Walking along an old woods road on a large tract of woodland I was brought up short by some marks in the bark of a tree.



These weren’t the marks created by the claws of a bear climbing the tree. No, these marks were made by human hands, hands wielding a tool that goes by various names in different parts of the country: bark scribe, race knife, timber scribe, tree scribe. The tool comes in various forms depending on the manufacturer –







Older versions, like the older versions of most tools, were often beautiful handmade works of art –





To my eye, the new versions are just plain utilitarian –



Surveyors and foresters are the primary users of these scribes, using them to put semi-permanent marks on trees. The scribes can incise letters, numbers or other marks in bark or wood. In this case, the U-shaped cutter on a scribe was used by a forester to mark the location of an inventory plot.

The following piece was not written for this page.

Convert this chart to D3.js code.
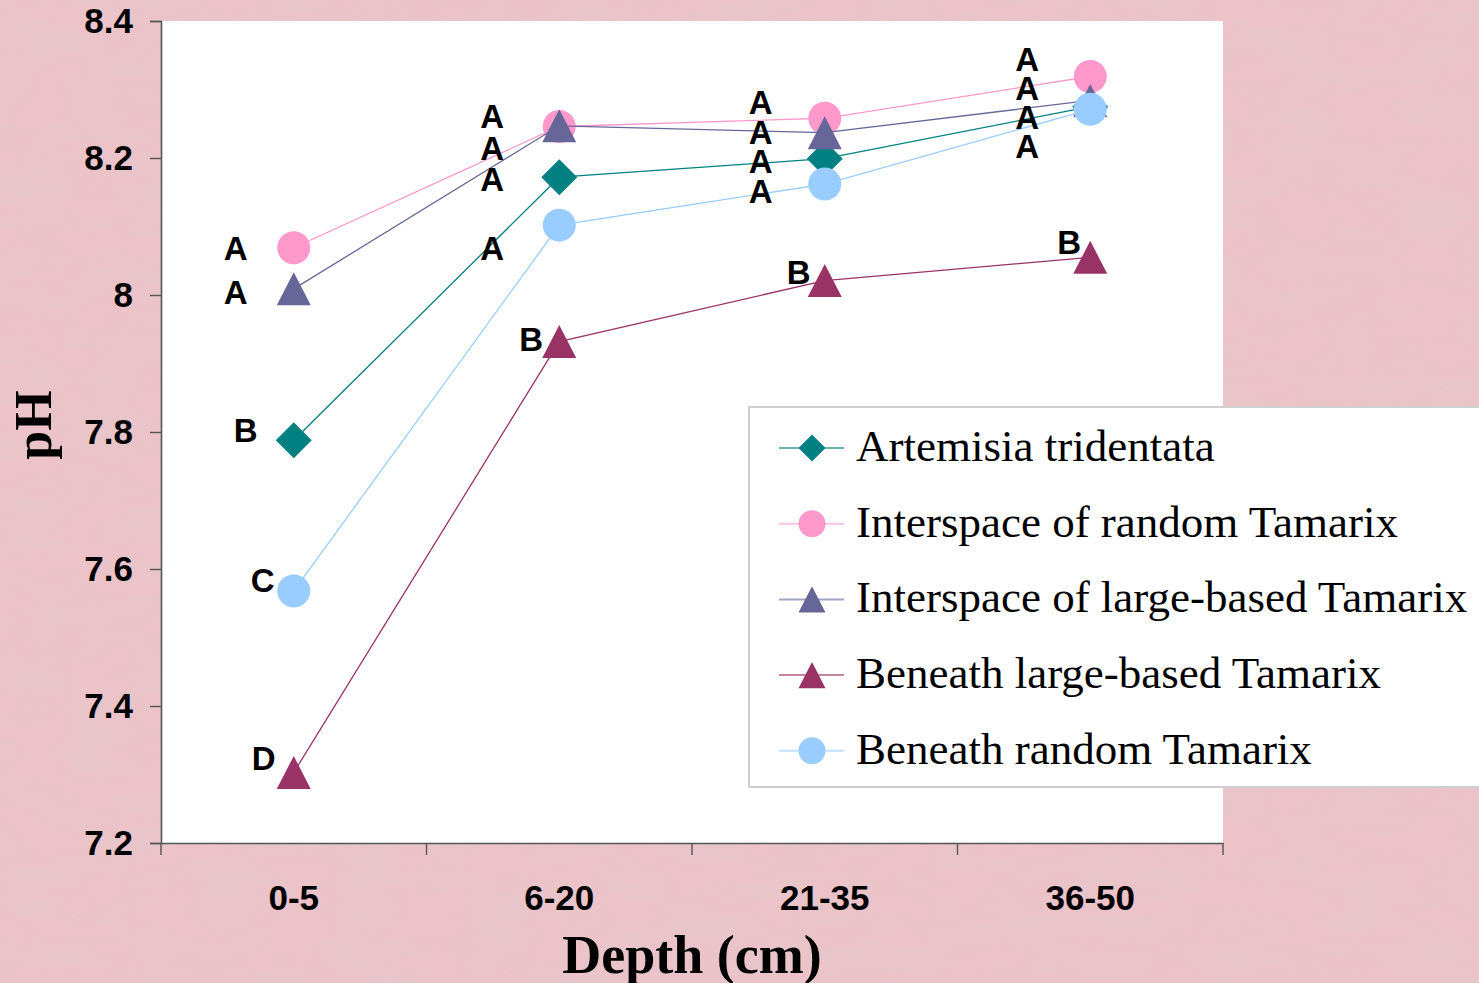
<!DOCTYPE html>
<html>
<head>
<meta charset="utf-8">
<script src="https://cdn.jsdelivr.net/npm/d3@7"></script>
<style>
  html, body { margin: 0; padding: 0; background: #e8bec3; }
  svg { display: block; }
</style>
</head>
<body>
<svg id="chart" width="1479" height="983"></svg>
<script>
// ---------- data ----------
const categories = ["0-5", "6-20", "21-35", "36-50"];
const seriesNames = [
  "Artemisia tridentata",
  "Interspace of random Tamarix",
  "Interspace of large-based Tamarix",
  "Beneath large-based Tamarix",
  "Beneath random Tamarix"
];
const artemisia      = [7.788, 8.172, 8.199, 8.275];
const interRandom    = [8.069, 8.246, 8.258, 8.319];
const interLarge     = [8.009, 8.247, 8.237, 8.284];
const beneathLarge   = [7.303, 7.932, 8.021, 8.055];
const beneathRandom  = [7.568, 8.102, 8.162, 8.271];
const yTicks = [7.2, 7.4, 7.6, 7.8, 8.0, 8.2, 8.4];

// significance letters: category, letter, vertical position (pH units)
const labelCats    = ["0-5","0-5","0-5","0-5","0-5",
                      "6-20","6-20","6-20","6-20","6-20",
                      "21-35","21-35","21-35","21-35","21-35",
                      "36-50","36-50","36-50","36-50","36-50"];
const labelLetters = ["A","A","B","C","D",
                      "A","A","A","A","B",
                      "A","A","A","A","B",
                      "A","A","A","A","B"];
const labelValues  = [8.069, 8.004, 7.803, 7.584, 7.324,
                      8.261, 8.215, 8.169, 8.068, 7.936,
                      8.282, 8.238, 8.196, 8.152, 8.033,
                      8.345, 8.302, 8.259, 8.217, 8.077];

// ---------- layout / style ----------
const labelDx = [-58,-58,-48,-31,-30, -67,-67,-67,-67,-28, -64,-64,-64,-64,-26, -63,-63,-63,-63,-21];
const seriesValues = [artemisia, interRandom, interLarge, beneathLarge, beneathRandom];
const colors  = ["#008080", "#FF99CC", "#666699", "#993366", "#99CCFF"];
const shapes  = ["diamond", "circle", "triangle", "triangle", "circle"];

const svg = d3.select("#chart");
const W = 1479, H = 983;
const plot = { left: 161, right: 1223, top: 21, bottom: 843 };

// background texture
const defs = svg.append("defs");
const f = defs.append("filter").attr("id", "tex").attr("x", 0).attr("y", 0).attr("width", 1).attr("height", 1);
f.append("feTurbulence").attr("type", "fractalNoise").attr("baseFrequency", "0.015 0.035").attr("numOctaves", 4).attr("seed", 3);
f.append("feColorMatrix").attr("type", "matrix")
  .attr("values", "0 0 0 0 0.78  0 0 0 0 0.58  0 0 0 0 0.62  1.6 0 0 0 -0.6");
svg.append("rect").attr("width", W).attr("height", H).attr("fill", "#ebc3c8");
svg.append("rect").attr("width", W).attr("height", H).attr("filter", "url(#tex)").attr("opacity", 0.7);

// scales
const x = d3.scaleBand().domain(categories).range([plot.left, plot.right]);
const y = d3.scaleLinear().domain([7.2, 8.4]).range([plot.bottom, plot.top]);
const cx = c => x(c) + x.bandwidth() / 2;

// plot area
svg.append("rect")
  .attr("x", plot.left).attr("y", plot.top)
  .attr("width", plot.right - plot.left).attr("height", plot.bottom - plot.top)
  .attr("fill", "#ffffff");

// y axis
const yAxis = svg.append("g")
  .attr("transform", `translate(${plot.left},0)`)
  .call(d3.axisLeft(y).tickValues(yTicks).tickSize(11).tickPadding(17)
        .tickFormat(d => String(+d.toFixed(1))));
yAxis.select(".domain").attr("stroke", "#555").attr("stroke-width", 1.6);
yAxis.selectAll(".tick line").attr("stroke", "#555").attr("stroke-width", 1.4);
yAxis.selectAll(".tick text")
  .attr("font-family", "Liberation Sans, Arial, sans-serif")
  .attr("font-weight", "bold").attr("font-size", 35).attr("fill", "#000");

// x axis
const xAxis = svg.append("g")
  .attr("transform", `translate(0,${plot.bottom})`)
  .call(d3.axisBottom(x).tickSize(0).tickPadding(42));
xAxis.select(".domain").attr("stroke", "#555").attr("stroke-width", 1.6);
xAxis.selectAll(".tick text")
  .attr("font-family", "Liberation Sans, Arial, sans-serif")
  .attr("font-weight", "bold").attr("font-size", 35).attr("fill", "#000");
const boundaries = categories.map(c => x(c)).concat([x(categories[categories.length - 1]) + x.bandwidth()]);
xAxis.selectAll("line.bound").data(boundaries).join("line").attr("class", "bound")
  .attr("x1", d => d).attr("x2", d => d).attr("y1", 0).attr("y2", 12)
  .attr("stroke", "#555").attr("stroke-width", 1.4);

// axis titles
svg.append("text")
  .attr("transform", `translate(51,425) rotate(-90)`)
  .attr("text-anchor", "middle")
  .attr("font-family", "Liberation Serif, Times New Roman, serif")
  .attr("font-weight", "bold").attr("font-size", 52).attr("fill", "#000")
  .text("pH");
svg.append("text")
  .attr("x", 692).attr("y", 973)
  .attr("text-anchor", "middle")
  .attr("font-family", "Liberation Serif, Times New Roman, serif")
  .attr("font-weight", "bold").attr("font-size", 54).attr("fill", "#000")
  .text("Depth (cm)");

// marker drawer
function marker(sel, shape, color, size) {
  if (shape === "circle") {
    sel.append("circle").attr("r", size / 2).attr("fill", color);
  } else if (shape === "diamond") {
    const h = size / 2;
    sel.append("path").attr("d", `M0,${-h}L${h},0L0,${h}L${-h},0Z`).attr("fill", color);
  } else {
    const h = size * 0.97, w = size;
    sel.append("path").attr("d", `M0,${-h/2}L${w/2},${h/2}L${-w/2},${h/2}Z`).attr("fill", color);
  }
}

// series
const line = d3.line().x((d, i) => cx(categories[i])).y(d => y(d));
seriesValues.forEach((vals, s) => {
  const g = svg.append("g");
  g.append("path").datum(vals).attr("d", line)
    .attr("fill", "none").attr("stroke", colors[s]).attr("stroke-width", 1.3);
  vals.forEach((v, i) => {
    const m = g.append("g").attr("transform", `translate(${cx(categories[i])},${y(v)})`);
    marker(m, shapes[s], colors[s], shapes[s] === "circle" ? 33 : (shapes[s] === "diamond" ? 36 : 34));
  });
});

// significance letters
svg.append("g").selectAll("text").data(labelLetters).join("text")
  .attr("x", (d, i) => cx(labelCats[i]) + labelDx[i])
  .attr("y", (d, i) => y(labelValues[i]))
  .attr("dy", "0.36em")
  .attr("text-anchor", "middle")
  .attr("font-family", "Liberation Sans, Arial, sans-serif")
  .attr("font-weight", "bold").attr("font-size", 33).attr("fill", "#000")
  .text(d => d);

// legend
const lg = svg.append("g").attr("transform", "translate(749,407)");
lg.append("rect").attr("x", 0).attr("y", 0).attr("width", 780).attr("height", 380)
  .attr("fill", "#ffffff").attr("stroke", "#cfcfcf").attr("stroke-width", 2);
seriesNames.forEach((name, s) => {
  const ry = 41 + s * 75.7;
  lg.append("line").attr("x1", 30).attr("x2", 95).attr("y1", ry).attr("y2", ry)
    .attr("stroke", colors[s]).attr("stroke-width", 2).attr("stroke-opacity", 0.6);
  const m = lg.append("g").attr("transform", `translate(63,${ry})`);
  marker(m, shapes[s], colors[s], 27);
  lg.append("text").attr("x", 107).attr("y", ry + 13)
    .attr("font-family", "Liberation Serif, Times New Roman, serif")
    .attr("font-size", 45).attr("fill", "#000")
    .text(name);
});
</script>
</body>
</html>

The marks don’t go through the bark where they would actually wound the tree, but were merely cut deeply into the bark. 

The two diagonal witness marks (highlighted in yellow) face toward the center of a circular plot, probably of 1/5 acre (52.7 foot radius); the center that is, or was, marked by a wooden stake. The horizontal mark was placed just below the spot where a steel “diameter tape”, that directly reads a tree’s diameter, was placed.

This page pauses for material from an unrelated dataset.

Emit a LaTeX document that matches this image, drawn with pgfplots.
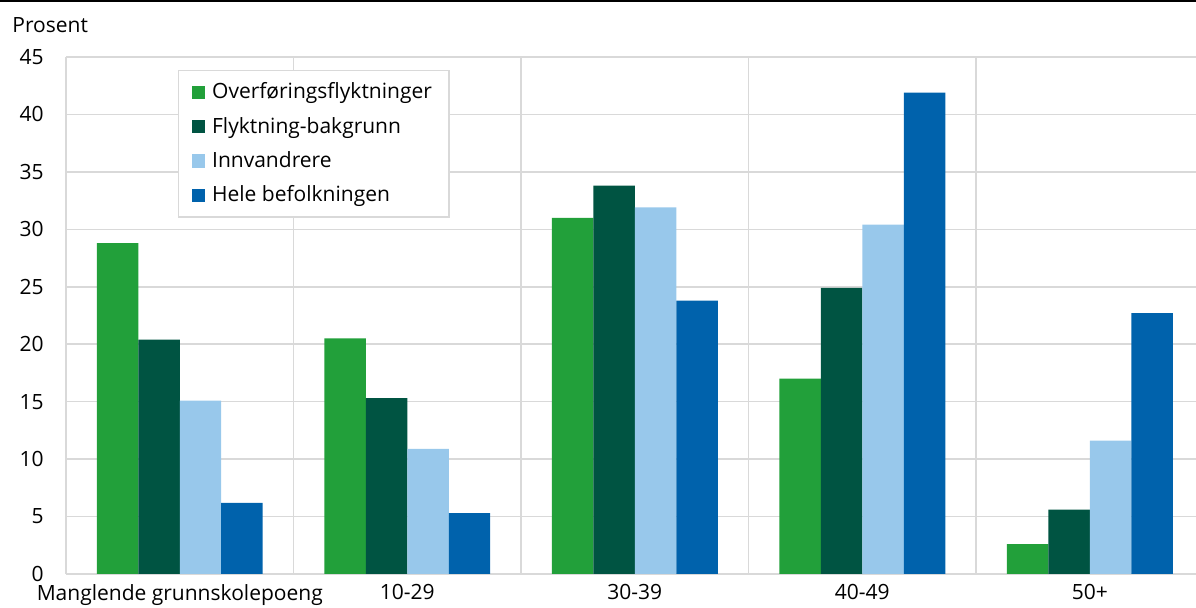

On the other side of the old road were two other trees with scribe marks, one with both a horizontal mark and the witness marks facing toward the plot center – which must have been in the center of the road. The second tree had only the horizontal mark for the diameter tape –



All of the trees in that plot would have the same type of horizontal mark. The marks would last for many years, until the next inventory of the forest in 5, 10 or 20 years. During the next inventory the growth of each individual tree would be determined and trees that died or were cut in the intervening years could be accounted for.  



If, during your woodland wanderings, you see scribe marks like these you’ve walked into a forest inventory plot.

1 comment:

  1. Very interesting. Even though I wrote a book on woodlot management, I've never heard about this, at least not in Ontario.